### Goal of the exercise
Could the lines from the start of the data through the line with "0.494, 0.222, 0.164];" be set down exactly, with no pictures among them?

### Data lines

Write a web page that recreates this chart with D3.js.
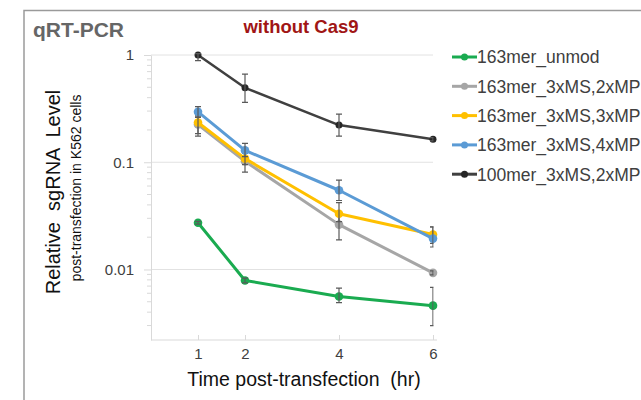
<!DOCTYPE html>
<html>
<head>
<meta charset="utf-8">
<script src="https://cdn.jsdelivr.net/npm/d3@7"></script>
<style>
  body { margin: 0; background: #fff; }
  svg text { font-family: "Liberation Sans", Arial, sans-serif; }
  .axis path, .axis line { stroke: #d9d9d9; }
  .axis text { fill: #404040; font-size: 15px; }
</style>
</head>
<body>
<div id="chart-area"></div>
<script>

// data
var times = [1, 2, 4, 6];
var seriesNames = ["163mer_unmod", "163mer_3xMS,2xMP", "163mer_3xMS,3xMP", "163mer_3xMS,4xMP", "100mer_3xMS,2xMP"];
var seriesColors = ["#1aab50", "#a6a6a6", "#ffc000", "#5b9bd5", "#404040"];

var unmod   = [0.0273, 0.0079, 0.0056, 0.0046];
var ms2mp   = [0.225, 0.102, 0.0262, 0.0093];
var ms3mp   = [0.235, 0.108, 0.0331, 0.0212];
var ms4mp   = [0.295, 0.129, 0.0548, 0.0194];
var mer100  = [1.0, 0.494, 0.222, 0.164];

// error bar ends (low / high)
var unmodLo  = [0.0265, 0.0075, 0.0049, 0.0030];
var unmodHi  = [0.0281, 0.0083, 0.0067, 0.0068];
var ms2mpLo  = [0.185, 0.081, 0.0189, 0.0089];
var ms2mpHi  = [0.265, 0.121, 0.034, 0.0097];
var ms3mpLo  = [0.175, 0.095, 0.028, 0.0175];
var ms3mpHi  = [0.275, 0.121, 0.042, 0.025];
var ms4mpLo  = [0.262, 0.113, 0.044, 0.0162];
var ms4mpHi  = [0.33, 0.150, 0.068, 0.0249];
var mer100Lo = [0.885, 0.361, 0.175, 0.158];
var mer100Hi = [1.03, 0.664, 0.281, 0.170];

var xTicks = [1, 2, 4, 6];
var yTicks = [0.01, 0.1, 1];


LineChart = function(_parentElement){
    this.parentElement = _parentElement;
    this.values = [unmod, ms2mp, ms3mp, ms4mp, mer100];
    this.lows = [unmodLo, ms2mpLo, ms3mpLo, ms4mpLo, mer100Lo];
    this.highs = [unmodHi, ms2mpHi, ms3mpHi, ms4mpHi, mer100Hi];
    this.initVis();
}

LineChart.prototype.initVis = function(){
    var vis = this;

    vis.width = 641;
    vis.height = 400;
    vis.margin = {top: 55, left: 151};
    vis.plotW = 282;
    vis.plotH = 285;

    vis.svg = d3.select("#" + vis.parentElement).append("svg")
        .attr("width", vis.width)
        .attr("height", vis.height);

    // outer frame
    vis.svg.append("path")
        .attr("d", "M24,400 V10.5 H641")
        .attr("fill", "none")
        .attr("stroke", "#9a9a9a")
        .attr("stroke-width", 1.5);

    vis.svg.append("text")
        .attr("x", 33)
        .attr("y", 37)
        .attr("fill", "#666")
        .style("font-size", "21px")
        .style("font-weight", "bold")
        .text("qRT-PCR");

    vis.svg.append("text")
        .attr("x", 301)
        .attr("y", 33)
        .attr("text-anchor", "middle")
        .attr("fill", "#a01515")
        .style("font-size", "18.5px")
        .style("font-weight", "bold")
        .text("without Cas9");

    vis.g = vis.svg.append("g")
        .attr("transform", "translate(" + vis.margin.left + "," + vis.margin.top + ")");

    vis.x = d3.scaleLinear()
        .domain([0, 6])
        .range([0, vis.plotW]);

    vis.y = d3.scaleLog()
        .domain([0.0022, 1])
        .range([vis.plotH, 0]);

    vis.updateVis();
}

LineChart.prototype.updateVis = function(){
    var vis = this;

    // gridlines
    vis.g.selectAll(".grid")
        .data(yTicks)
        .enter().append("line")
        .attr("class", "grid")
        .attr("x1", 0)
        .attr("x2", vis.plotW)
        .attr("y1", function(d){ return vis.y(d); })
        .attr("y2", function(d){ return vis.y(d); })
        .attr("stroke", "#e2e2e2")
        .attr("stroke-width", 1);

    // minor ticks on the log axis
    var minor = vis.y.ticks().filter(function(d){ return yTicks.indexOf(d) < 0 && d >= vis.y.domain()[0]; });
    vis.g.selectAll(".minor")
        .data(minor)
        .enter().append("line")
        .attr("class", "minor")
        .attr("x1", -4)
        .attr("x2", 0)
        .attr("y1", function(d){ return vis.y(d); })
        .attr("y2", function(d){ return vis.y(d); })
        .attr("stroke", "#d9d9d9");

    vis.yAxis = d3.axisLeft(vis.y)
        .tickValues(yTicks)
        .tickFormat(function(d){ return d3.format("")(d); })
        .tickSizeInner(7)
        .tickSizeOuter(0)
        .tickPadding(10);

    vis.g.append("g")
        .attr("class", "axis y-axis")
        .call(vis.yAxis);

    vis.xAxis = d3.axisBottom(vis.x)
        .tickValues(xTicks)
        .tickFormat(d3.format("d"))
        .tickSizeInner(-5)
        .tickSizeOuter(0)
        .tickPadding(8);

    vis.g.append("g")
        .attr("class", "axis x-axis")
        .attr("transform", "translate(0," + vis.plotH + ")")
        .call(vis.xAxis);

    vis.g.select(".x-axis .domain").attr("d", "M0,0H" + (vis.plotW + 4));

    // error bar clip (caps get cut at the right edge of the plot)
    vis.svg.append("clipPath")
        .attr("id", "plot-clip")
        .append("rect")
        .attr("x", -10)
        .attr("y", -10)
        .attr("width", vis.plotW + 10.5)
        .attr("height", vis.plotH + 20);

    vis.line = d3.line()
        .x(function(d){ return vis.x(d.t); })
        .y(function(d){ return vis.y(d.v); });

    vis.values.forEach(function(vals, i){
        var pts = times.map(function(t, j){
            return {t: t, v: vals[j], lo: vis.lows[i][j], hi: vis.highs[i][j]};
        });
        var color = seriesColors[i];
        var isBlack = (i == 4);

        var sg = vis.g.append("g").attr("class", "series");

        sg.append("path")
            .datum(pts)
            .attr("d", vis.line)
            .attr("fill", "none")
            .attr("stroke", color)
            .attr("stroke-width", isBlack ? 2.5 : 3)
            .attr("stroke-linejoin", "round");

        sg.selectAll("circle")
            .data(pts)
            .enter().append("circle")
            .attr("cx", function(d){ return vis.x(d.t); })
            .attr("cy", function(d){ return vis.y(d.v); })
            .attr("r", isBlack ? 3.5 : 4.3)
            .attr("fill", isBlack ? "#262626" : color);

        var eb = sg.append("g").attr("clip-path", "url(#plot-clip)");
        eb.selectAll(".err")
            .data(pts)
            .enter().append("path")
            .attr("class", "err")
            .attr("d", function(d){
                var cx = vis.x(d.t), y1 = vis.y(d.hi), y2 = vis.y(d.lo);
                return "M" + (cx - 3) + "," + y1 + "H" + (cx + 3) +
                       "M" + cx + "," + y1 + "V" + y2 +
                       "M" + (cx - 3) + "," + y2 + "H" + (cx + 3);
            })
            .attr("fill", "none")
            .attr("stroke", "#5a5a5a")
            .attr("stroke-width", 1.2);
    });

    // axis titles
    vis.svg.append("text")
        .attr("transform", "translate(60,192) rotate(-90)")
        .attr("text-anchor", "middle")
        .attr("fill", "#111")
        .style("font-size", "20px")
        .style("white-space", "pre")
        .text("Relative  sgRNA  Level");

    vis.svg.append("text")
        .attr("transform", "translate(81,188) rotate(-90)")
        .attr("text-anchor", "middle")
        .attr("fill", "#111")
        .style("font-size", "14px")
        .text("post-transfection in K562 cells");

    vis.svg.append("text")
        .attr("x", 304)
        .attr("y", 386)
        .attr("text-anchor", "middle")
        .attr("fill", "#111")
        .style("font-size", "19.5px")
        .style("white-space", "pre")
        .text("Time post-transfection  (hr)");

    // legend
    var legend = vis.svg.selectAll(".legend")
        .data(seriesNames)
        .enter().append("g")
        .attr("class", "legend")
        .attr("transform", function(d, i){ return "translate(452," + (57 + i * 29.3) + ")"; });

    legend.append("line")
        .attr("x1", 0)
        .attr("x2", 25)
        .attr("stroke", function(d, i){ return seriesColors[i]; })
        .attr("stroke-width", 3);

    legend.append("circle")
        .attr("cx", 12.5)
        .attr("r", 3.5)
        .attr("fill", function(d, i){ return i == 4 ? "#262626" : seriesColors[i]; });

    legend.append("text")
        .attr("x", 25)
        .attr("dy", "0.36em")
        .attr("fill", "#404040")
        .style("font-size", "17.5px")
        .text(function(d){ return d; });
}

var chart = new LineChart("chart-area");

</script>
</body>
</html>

### Full response
Write a web page that recreates this chart with D3.js.
<!DOCTYPE html>
<html>
<head>
<meta charset="utf-8">
<script src="https://cdn.jsdelivr.net/npm/d3@7"></script>
<style>
  body { margin: 0; background: #fff; }
  svg text { font-family: "Liberation Sans", Arial, sans-serif; }
  .axis path, .axis line { stroke: #d9d9d9; }
  .axis text { fill: #404040; font-size: 15px; }
</style>
</head>
<body>
<div id="chart-area"></div>
<script>

// data
var times = [1, 2, 4, 6];
var seriesNames = ["163mer_unmod", "163mer_3xMS,2xMP", "163mer_3xMS,3xMP", "163mer_3xMS,4xMP", "100mer_3xMS,2xMP"];
var seriesColors = ["#1aab50", "#a6a6a6", "#ffc000", "#5b9bd5", "#404040"];

var unmod   = [0.0273, 0.0079, 0.0056, 0.0046];
var ms2mp   = [0.225, 0.102, 0.0262, 0.0093];
var ms3mp   = [0.235, 0.108, 0.0331, 0.0212];
var ms4mp   = [0.295, 0.129, 0.0548, 0.0194];
var mer100  = [1.0, 0.494, 0.222, 0.164];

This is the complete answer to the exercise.